== Source data ==
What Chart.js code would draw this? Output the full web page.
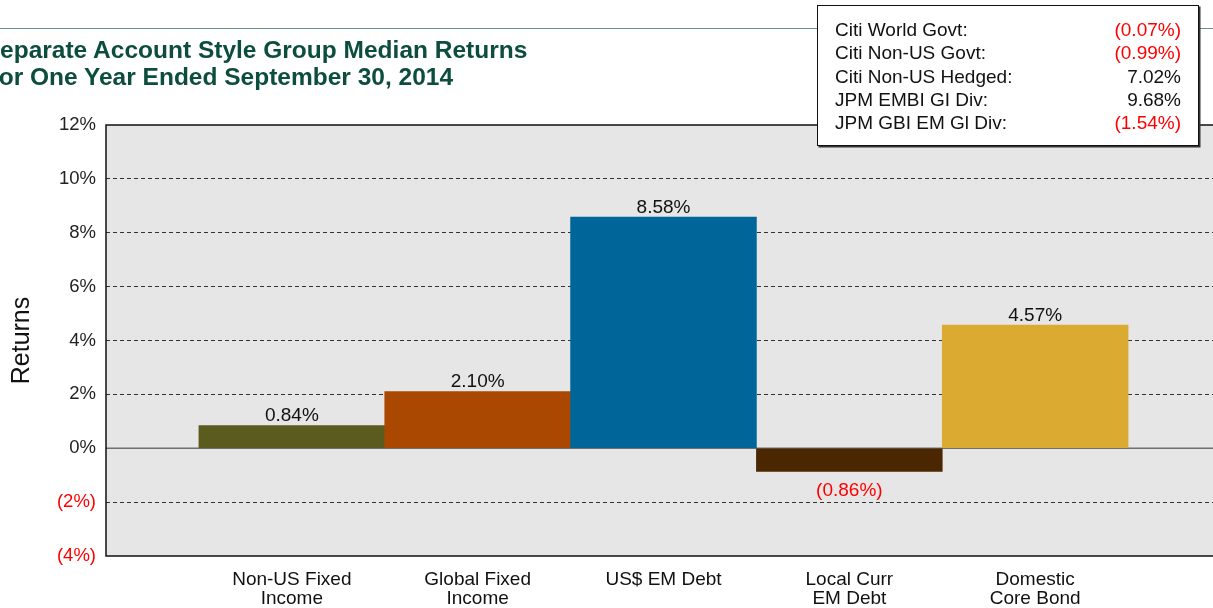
<!DOCTYPE html>
<html><head><meta charset="utf-8">
<script src="https://cdn.jsdelivr.net/npm/chart.js@4/dist/chart.umd.min.js"></script>
<style>
html,body{margin:0;padding:0;width:1213px;height:608px;overflow:hidden;background:#fff;font-family:"Liberation Sans",Arial,sans-serif;}
#wrap{position:relative;width:1213px;height:608px;overflow:hidden;}
#topline{position:absolute;left:0;top:28px;width:1213px;height:0;border-top:1.5px solid #6a8f8c;}
#title{position:absolute;left:-16.3px;top:36px;font-weight:bold;font-size:24.5px;line-height:27px;color:#0c4d3d;white-space:nowrap;}
#chart{position:absolute;left:0;top:0;}
#legend{position:absolute;left:817px;top:5px;width:380px;height:139px;background:#fff;border:1.5px solid #111;box-shadow:1.5px 1.5px 0 #333;font-size:19px;color:#111;}
.row{position:absolute;left:17px;right:17px;height:23px;line-height:23px;white-space:nowrap;}
.row .v{position:absolute;right:0;top:0;}
.neg{color:#ff0000;}
</style>
</head><body>
<div id="wrap">
  <div id="topline"></div>
  <canvas id="chart" width="1235" height="608"></canvas>
  <div id="title">Separate Account Style Group Median Returns<br>For One Year Ended September 30, 2014</div>
  <div id="legend"></div>
</div>
<script>
// ---- data ----
const categories = ['', ['Non-US Fixed', 'Income'], ['Global Fixed', 'Income'], 'US$ EM Debt', ['Local Curr', 'EM Debt'], ['Domestic', 'Core Bond'], ''];
const returns = [null, 0.84, 2.10, 8.58, -0.86, 4.57, null];
const barColors = ['#000000', '#5b5b1f', '#aa4700', '#006599', '#4a2700', '#dbab31', '#000000'];
const yTickValues = [-4, -2, 0, 2, 4, 6, 8, 10, 12];
const indexNames = ['Citi World Govt:', 'Citi Non-US Govt:', 'Citi Non-US Hedged:', 'JPM EMBI GI Div:', 'JPM GBI EM Gl Div:'];
const indexReturns = [-0.07, -0.99, 7.02, 9.68, -1.54];

const RED = '#ff0000';
const FONT = '"Liberation Sans", Arial, sans-serif';
function fmtPct(v, d) {
  const s = Math.abs(v).toFixed(d) + '%';
  return v < 0 ? '(' + s + ')' : s;
}

// ---- stats box ----
const legend = document.getElementById('legend');
indexNames.forEach((n, i) => {
  const r = document.createElement('div');
  r.className = 'row';
  r.style.top = (12 + 23.3 * i) + 'px';
  const v = indexReturns[i];
  r.innerHTML = '<span>' + n + '</span><span class="v' + (v < 0 ? ' neg' : '') + '">' + fmtPct(v, 2) + '</span>';
  legend.appendChild(r);
});

// ---- plugins ----
const plotBg = {
  id: 'plotBg',
  beforeDraw(chart) {
    const {ctx, chartArea: a} = chart;
    ctx.save();
    ctx.fillStyle = '#e6e6e6';
    ctx.fillRect(a.left, a.top, a.right - a.left, a.bottom - a.top);
    ctx.restore();
  }
};
const zeroLine = {
  id: 'zeroLine',
  beforeDatasetsDraw(chart) {
    const {ctx, chartArea: a, scales} = chart;
    const y = scales.y.getPixelForValue(0);
    ctx.save();
    ctx.strokeStyle = '#6e6e6e';
    ctx.lineWidth = 1.5;
    ctx.beginPath();
    ctx.moveTo(a.left, y);
    ctx.lineTo(a.right, y);
    ctx.stroke();
    ctx.restore();
  }
};
const frame = {
  id: 'frame',
  afterDatasetsDraw(chart) {
    const {ctx, chartArea: a} = chart;
    ctx.save();
    ctx.strokeStyle = '#111';
    ctx.lineWidth = 1.5;
    ctx.strokeRect(a.left, a.top, a.right - a.left, a.bottom - a.top);
    ctx.restore();
  }
};
const valueLabels = {
  id: 'valueLabels',
  afterDatasetsDraw(chart) {
    const {ctx} = chart;
    const meta = chart.getDatasetMeta(0);
    ctx.save();
    ctx.font = '19px ' + FONT;
    ctx.textAlign = 'center';
    ctx.textBaseline = 'alphabetic';
    meta.data.forEach((bar, i) => {
      const v = returns[i];
      if (v === null || v === undefined) return;
      if (v >= 0) {
        ctx.fillStyle = '#111';
        ctx.fillText(fmtPct(v, 2), bar.x, bar.y - 4.5);
      } else {
        ctx.fillStyle = RED;
        ctx.fillText(fmtPct(v, 2), bar.x, bar.y + 24.5);
      }
    });
    ctx.restore();
  }
};

new Chart(document.getElementById('chart'), {
  type: 'bar',
  data: {
    labels: categories,
    datasets: [{
      data: returns,
      backgroundColor: barColors,
      borderWidth: 0,
      barPercentage: 1,
      categoryPercentage: 1
    }]
  },
  options: {
    responsive: false,
    animation: false,
    layout: {padding: {top: 125, right: 10, left: 0, bottom: 0}},
    plugins: {legend: {display: false}, tooltip: {enabled: false}, title: {display: false}},
    scales: {
      x: {
        offset: false,
        grid: {display: false, drawTicks: false},
        border: {display: false},
        ticks: {
          autoSkip: false, maxRotation: 0, padding: 14,
          color: '#111', font: {family: FONT, size: 19, lineHeight: 1.0}
        },
        afterFit(scale) { scale.height = 52; }
      },
      y: {
        min: -4, max: 12,
        afterBuildTicks(scale) { scale.ticks = yTickValues.map(v => ({value: v})); },
        grid: {
          drawTicks: false,
          lineWidth: 1,
          color: (c) => (c.tick && (c.tick.value === 12 || c.tick.value === -4 || c.tick.value === 0)) ? 'rgba(0,0,0,0)' : '#333'
        },
        border: {display: false, dash: [4, 3]},
        ticks: {
          padding: 10,
          color: (c) => (c.tick && c.tick.value < 0) ? RED : '#222',
          font: {family: FONT, size: 18.5},
          callback: (v) => fmtPct(v, 0)
        },
        title: {
          display: true, text: 'Returns', color: '#111',
          font: {family: FONT, size: 25}, padding: {top: 7.5, bottom: 0}
        },
        afterFit(scale) { scale.width = 106; }
      }
    }
  },
  plugins: [plotBg, zeroLine, frame, valueLabels]
});
</script>
</body></html>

== What the task asks ==
Transcribe all the lines above exactly, apart from the pictures.

== Response to this task ==
What Chart.js code would draw this? Output the full web page.
<!DOCTYPE html>
<html><head><meta charset="utf-8">
<script src="https://cdn.jsdelivr.net/npm/chart.js@4/dist/chart.umd.min.js"></script>
<style>
html,body{margin:0;padding:0;width:1213px;height:608px;overflow:hidden;background:#fff;font-family:"Liberation Sans",Arial,sans-serif;}
#wrap{position:relative;width:1213px;height:608px;overflow:hidden;}
#topline{position:absolute;left:0;top:28px;width:1213px;height:0;border-top:1.5px solid #6a8f8c;}
#title{position:absolute;left:-16.3px;top:36px;font-weight:bold;font-size:24.5px;line-height:27px;color:#0c4d3d;white-space:nowrap;}
#chart{position:absolute;left:0;top:0;}
#legend{position:absolute;left:817px;top:5px;width:380px;height:139px;background:#fff;border:1.5px solid #111;box-shadow:1.5px 1.5px 0 #333;font-size:19px;color:#111;}
.row{position:absolute;left:17px;right:17px;height:23px;line-height:23px;white-space:nowrap;}
.row .v{position:absolute;right:0;top:0;}
.neg{color:#ff0000;}
</style>
</head><body>
<div id="wrap">
  <div id="topline"></div>
  <canvas id="chart" width="1235" height="608"></canvas>
  <div id="title">Separate Account Style Group Median Returns<br>For One Year Ended September 30, 2014</div>
  <div id="legend"></div>
</div>
<script>
// ---- data ----
const categories = ['', ['Non-US Fixed', 'Income'], ['Global Fixed', 'Income'], 'US$ EM Debt', ['Local Curr', 'EM Debt'], ['Domestic', 'Core Bond'], ''];
const returns = [null, 0.84, 2.10, 8.58, -0.86, 4.57, null];
const barColors = ['#000000', '#5b5b1f', '#aa4700', '#006599', '#4a2700', '#dbab31', '#000000'];
const yTickValues = [-4, -2, 0, 2, 4, 6, 8, 10, 12];
const indexNames = ['Citi World Govt:', 'Citi Non-US Govt:', 'Citi Non-US Hedged:', 'JPM EMBI GI Div:', 'JPM GBI EM Gl Div:'];
const indexReturns = [-0.07, -0.99, 7.02, 9.68, -1.54];

const RED = '#ff0000';
const FONT = '"Liberation Sans", Arial, sans-serif';
function fmtPct(v, d) {
  const s = Math.abs(v).toFixed(d) + '%';
  return v < 0 ? '(' + s + ')' : s;
}

// ---- stats box ----
const legend = document.getElementById('legend');
indexNames.forEach((n, i) => {
  const r = document.createElement('div');
  r.className = 'row';
  r.style.top = (12 + 23.3 * i) + 'px';
  const v = indexReturns[i];
  r.innerHTML = '<span>' + n + '</span><span class="v' + (v < 0 ? ' neg' : '') + '">' + fmtPct(v, 2) + '</span>';
  legend.appendChild(r);
});

// ---- plugins ----
const plotBg = {
  id: 'plotBg',
  beforeDraw(chart) {
    const {ctx, chartArea: a} = chart;
    ctx.save();
    ctx.fillStyle = '#e6e6e6';
    ctx.fillRect(a.left, a.top, a.right - a.left, a.bottom - a.top);
    ctx.restore();
  }
};
const zeroLine = {
  id: 'zeroLine',
  beforeDatasetsDraw(chart) {
    const {ctx, chartArea: a, scales} = chart;
    const y = scales.y.getPixelForValue(0);
    ctx.save();
    ctx.strokeStyle = '#6e6e6e';
    ctx.lineWidth = 1.5;
    ctx.beginPath();
    ctx.moveTo(a.left, y);
    ctx.lineTo(a.right, y);
    ctx.stroke();
    ctx.restore();
  }
};
const frame = {
  id: 'frame',
  afterDatasetsDraw(chart) {
    const {ctx, chartArea: a} = chart;
    ctx.save();
    ctx.strokeStyle = '#111';
    ctx.lineWidth = 1.5;
    ctx.strokeRect(a.left, a.top, a.right - a.left, a.bottom - a.top);
    ctx.restore();
  }
};
const valueLabels = {
  id: 'valueLabels',
  afterDatasetsDraw(chart) {
    const {ctx} = chart;
    const meta = chart.getDatasetMeta(0);
    ctx.save();
    ctx.font = '19px ' + FONT;
    ctx.textAlign = 'center';
    ctx.textBaseline = 'alphabetic';
    meta.data.forEach((bar, i) => {
      const v = returns[i];
      if (v === null || v === undefined) return;
      if (v >= 0) {
        ctx.fillStyle = '#111';
        ctx.fillText(fmtPct(v, 2), bar.x, bar.y - 4.5);
      } else {
        ctx.fillStyle = RED;
        ctx.fillText(fmtPct(v, 2), bar.x, bar.y + 24.5);
      }
    });
    ctx.restore();
  }
};

new Chart(document.getElementById('chart'), {
  type: 'bar',
  data: {
    labels: categories,
    datasets: [{
      data: returns,
      backgroundColor: barColors,
      borderWidth: 0,
      barPercentage: 1,
      categoryPercentage: 1
    }]
  },
  options: {
    responsive: false,
    animation: false,
    layout: {padding: {top: 125, right: 10, left: 0, bottom: 0}},
    plugins: {legend: {display: false}, tooltip: {enabled: false}, title: {display: false}},
    scales: {
      x: {
        offset: false,
        grid: {display: false, drawTicks: false},
        border: {display: false},
        ticks: {
          autoSkip: false, maxRotation: 0, padding: 14,
          color: '#111', font: {family: FONT, size: 19, lineHeight: 1.0}
        },
        afterFit(scale) { scale.height = 52; }
      },
      y: {
        min: -4, max: 12,
        afterBuildTicks(scale) { scale.ticks = yTickValues.map(v => ({value: v})); },
        grid: {
          drawTicks: false,
          lineWidth: 1,
          color: (c) => (c.tick && (c.tick.value === 12 || c.tick.value === -4 || c.tick.value === 0)) ? 'rgba(0,0,0,0)' : '#333'
        },
        border: {display: false, dash: [4, 3]},
        ticks: {
          padding: 10,
          color: (c) => (c.tick && c.tick.value < 0) ? RED : '#222',
          font: {family: FONT, size: 18.5},
          callback: (v) => fmtPct(v, 0)
        },
        title: {
          display: true, text: 'Returns', color: '#111',
          font: {family: FONT, size: 25}, padding: {top: 7.5, bottom: 0}
        },
        afterFit(scale) { scale.width = 106; }
      }
    }
  },
  plugins: [plotBg, zeroLine, frame, valueLabels]
});
</script>
</body></html>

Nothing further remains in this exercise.